Start with the line that contains "Recreate this image" and end with the line that contains "const curve = d3.range(0, 1.0001, 0.01).map(g"; retype those lines and the ones between them exactly, without any pictures.

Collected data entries
* begin *

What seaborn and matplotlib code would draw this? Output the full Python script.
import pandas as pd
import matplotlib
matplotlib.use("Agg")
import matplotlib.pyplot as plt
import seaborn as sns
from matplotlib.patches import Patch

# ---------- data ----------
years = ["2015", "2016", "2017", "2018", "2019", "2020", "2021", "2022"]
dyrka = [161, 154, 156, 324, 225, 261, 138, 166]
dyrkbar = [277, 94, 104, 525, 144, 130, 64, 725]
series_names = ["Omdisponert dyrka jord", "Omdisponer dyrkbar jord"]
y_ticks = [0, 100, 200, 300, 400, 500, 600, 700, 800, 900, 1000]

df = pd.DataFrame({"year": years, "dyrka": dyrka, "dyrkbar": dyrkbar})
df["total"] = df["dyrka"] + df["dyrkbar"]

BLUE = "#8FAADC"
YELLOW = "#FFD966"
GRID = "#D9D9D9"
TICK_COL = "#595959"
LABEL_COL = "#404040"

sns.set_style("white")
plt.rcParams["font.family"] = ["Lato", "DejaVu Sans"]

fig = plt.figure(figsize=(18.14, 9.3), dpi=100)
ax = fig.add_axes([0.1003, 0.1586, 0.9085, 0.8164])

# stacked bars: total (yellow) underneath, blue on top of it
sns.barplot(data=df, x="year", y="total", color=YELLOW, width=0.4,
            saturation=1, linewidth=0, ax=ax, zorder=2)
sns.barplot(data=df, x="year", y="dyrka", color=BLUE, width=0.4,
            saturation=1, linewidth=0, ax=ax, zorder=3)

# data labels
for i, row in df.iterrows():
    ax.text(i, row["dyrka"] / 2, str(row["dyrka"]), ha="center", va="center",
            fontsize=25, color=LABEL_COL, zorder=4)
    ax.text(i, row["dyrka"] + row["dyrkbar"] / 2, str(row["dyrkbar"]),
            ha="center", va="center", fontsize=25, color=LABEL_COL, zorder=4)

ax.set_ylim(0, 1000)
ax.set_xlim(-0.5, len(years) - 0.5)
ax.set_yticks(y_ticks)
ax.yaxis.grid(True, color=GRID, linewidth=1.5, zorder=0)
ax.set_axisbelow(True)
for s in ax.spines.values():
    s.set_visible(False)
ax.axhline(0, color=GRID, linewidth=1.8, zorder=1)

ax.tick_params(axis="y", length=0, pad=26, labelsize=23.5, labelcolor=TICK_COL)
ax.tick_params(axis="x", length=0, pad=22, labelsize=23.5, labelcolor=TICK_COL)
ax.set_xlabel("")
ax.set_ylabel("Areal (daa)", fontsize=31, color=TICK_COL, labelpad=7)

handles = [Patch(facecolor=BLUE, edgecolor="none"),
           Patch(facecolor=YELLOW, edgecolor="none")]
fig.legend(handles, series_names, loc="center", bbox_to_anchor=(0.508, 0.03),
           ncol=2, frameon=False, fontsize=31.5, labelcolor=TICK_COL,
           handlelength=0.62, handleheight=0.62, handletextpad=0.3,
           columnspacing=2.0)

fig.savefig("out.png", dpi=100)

* end *
* begin *

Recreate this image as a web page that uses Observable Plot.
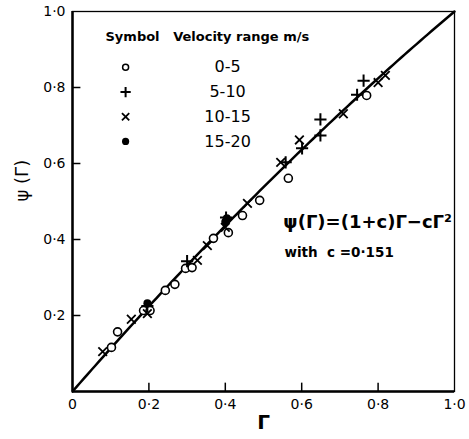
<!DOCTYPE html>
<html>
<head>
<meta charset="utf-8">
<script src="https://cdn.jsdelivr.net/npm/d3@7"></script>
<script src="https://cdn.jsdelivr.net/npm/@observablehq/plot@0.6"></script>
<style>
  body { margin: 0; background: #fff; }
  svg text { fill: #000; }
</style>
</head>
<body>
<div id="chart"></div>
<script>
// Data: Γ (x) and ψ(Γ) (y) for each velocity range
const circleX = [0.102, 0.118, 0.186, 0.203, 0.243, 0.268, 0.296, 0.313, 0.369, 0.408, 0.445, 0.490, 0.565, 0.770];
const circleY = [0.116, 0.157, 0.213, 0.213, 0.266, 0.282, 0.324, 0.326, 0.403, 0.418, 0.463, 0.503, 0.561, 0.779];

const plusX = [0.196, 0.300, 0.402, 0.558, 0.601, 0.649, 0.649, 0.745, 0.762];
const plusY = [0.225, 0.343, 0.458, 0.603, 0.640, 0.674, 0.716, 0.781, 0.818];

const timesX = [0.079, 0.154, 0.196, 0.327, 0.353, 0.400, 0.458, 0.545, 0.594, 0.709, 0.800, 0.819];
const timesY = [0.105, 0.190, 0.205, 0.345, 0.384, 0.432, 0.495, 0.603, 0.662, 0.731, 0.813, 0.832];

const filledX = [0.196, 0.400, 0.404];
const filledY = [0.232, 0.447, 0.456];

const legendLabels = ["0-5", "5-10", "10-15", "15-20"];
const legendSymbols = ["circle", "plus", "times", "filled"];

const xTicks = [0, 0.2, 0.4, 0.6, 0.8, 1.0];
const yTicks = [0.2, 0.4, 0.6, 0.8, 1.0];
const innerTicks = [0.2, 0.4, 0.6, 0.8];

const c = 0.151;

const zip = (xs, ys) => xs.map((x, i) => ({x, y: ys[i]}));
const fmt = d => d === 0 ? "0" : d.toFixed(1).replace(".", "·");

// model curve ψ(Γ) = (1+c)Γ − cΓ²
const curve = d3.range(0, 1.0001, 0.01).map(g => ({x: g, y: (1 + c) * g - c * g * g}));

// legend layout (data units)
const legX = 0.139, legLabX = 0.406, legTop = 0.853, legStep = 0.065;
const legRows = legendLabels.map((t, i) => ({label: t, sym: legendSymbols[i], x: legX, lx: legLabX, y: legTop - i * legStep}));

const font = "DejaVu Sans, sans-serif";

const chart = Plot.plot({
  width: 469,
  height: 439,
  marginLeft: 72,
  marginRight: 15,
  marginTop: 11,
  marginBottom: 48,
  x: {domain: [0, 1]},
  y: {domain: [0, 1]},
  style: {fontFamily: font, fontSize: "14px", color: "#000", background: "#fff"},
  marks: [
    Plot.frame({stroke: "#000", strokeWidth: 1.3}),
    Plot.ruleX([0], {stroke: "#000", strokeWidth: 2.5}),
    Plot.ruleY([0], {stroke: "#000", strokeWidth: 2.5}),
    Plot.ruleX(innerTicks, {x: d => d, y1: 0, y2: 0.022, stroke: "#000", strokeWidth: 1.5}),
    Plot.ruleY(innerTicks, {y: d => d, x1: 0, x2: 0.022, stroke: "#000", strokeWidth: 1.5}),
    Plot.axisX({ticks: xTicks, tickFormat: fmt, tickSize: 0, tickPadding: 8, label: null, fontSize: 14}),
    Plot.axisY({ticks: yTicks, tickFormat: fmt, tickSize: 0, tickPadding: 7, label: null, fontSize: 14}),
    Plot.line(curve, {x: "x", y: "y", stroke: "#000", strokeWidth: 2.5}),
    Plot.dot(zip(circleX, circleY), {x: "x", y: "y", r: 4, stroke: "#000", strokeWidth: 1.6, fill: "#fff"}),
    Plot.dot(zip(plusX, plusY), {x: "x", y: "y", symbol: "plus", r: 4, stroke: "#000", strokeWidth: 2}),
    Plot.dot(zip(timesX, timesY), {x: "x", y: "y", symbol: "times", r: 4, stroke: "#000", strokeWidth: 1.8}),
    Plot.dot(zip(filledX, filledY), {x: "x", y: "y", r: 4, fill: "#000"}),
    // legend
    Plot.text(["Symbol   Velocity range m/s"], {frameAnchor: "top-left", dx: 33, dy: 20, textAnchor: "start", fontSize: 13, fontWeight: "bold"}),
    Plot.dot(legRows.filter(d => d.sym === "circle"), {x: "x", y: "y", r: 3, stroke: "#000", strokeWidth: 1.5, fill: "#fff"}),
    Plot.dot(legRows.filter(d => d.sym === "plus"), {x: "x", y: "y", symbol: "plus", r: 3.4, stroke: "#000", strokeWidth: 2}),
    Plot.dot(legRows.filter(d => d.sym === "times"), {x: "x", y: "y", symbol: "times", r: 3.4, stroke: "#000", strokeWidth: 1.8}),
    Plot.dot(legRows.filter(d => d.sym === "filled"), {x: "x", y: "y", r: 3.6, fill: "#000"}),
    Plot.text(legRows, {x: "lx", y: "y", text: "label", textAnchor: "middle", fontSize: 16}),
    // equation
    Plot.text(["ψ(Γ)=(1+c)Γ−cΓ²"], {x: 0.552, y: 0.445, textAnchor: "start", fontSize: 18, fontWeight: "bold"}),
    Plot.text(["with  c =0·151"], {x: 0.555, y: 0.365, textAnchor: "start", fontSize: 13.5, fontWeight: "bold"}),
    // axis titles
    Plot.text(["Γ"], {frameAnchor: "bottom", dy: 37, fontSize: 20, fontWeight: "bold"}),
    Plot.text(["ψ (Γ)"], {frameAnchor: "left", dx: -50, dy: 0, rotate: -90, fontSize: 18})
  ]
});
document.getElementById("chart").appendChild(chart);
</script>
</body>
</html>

* end *

[Response]
Recreate this image as a web page that uses Observable Plot.
<!DOCTYPE html>
<html>
<head>
<meta charset="utf-8">
<script src="https://cdn.jsdelivr.net/npm/d3@7"></script>
<script src="https://cdn.jsdelivr.net/npm/@observablehq/plot@0.6"></script>
<style>
  body { margin: 0; background: #fff; }
  svg text { fill: #000; }
</style>
</head>
<body>
<div id="chart"></div>
<script>
// Data: Γ (x) and ψ(Γ) (y) for each velocity range
const circleX = [0.102, 0.118, 0.186, 0.203, 0.243, 0.268, 0.296, 0.313, 0.369, 0.408, 0.445, 0.490, 0.565, 0.770];
const circleY = [0.116, 0.157, 0.213, 0.213, 0.266, 0.282, 0.324, 0.326, 0.403, 0.418, 0.463, 0.503, 0.561, 0.779];

const plusX = [0.196, 0.300, 0.402, 0.558, 0.601, 0.649, 0.649, 0.745, 0.762];
const plusY = [0.225, 0.343, 0.458, 0.603, 0.640, 0.674, 0.716, 0.781, 0.818];

const timesX = [0.079, 0.154, 0.196, 0.327, 0.353, 0.400, 0.458, 0.545, 0.594, 0.709, 0.800, 0.819];
const timesY = [0.105, 0.190, 0.205, 0.345, 0.384, 0.432, 0.495, 0.603, 0.662, 0.731, 0.813, 0.832];

const filledX = [0.196, 0.400, 0.404];
const filledY = [0.232, 0.447, 0.456];

const legendLabels = ["0-5", "5-10", "10-15", "15-20"];
const legendSymbols = ["circle", "plus", "times", "filled"];

const xTicks = [0, 0.2, 0.4, 0.6, 0.8, 1.0];
const yTicks = [0.2, 0.4, 0.6, 0.8, 1.0];
const innerTicks = [0.2, 0.4, 0.6, 0.8];

const c = 0.151;

const zip = (xs, ys) => xs.map((x, i) => ({x, y: ys[i]}));
const fmt = d => d === 0 ? "0" : d.toFixed(1).replace(".", "·");

// model curve ψ(Γ) = (1+c)Γ − cΓ²
const curve = d3.range(0, 1.0001, 0.01).map(g => ({x: g, y: (1 + c) * g - c * g * g}));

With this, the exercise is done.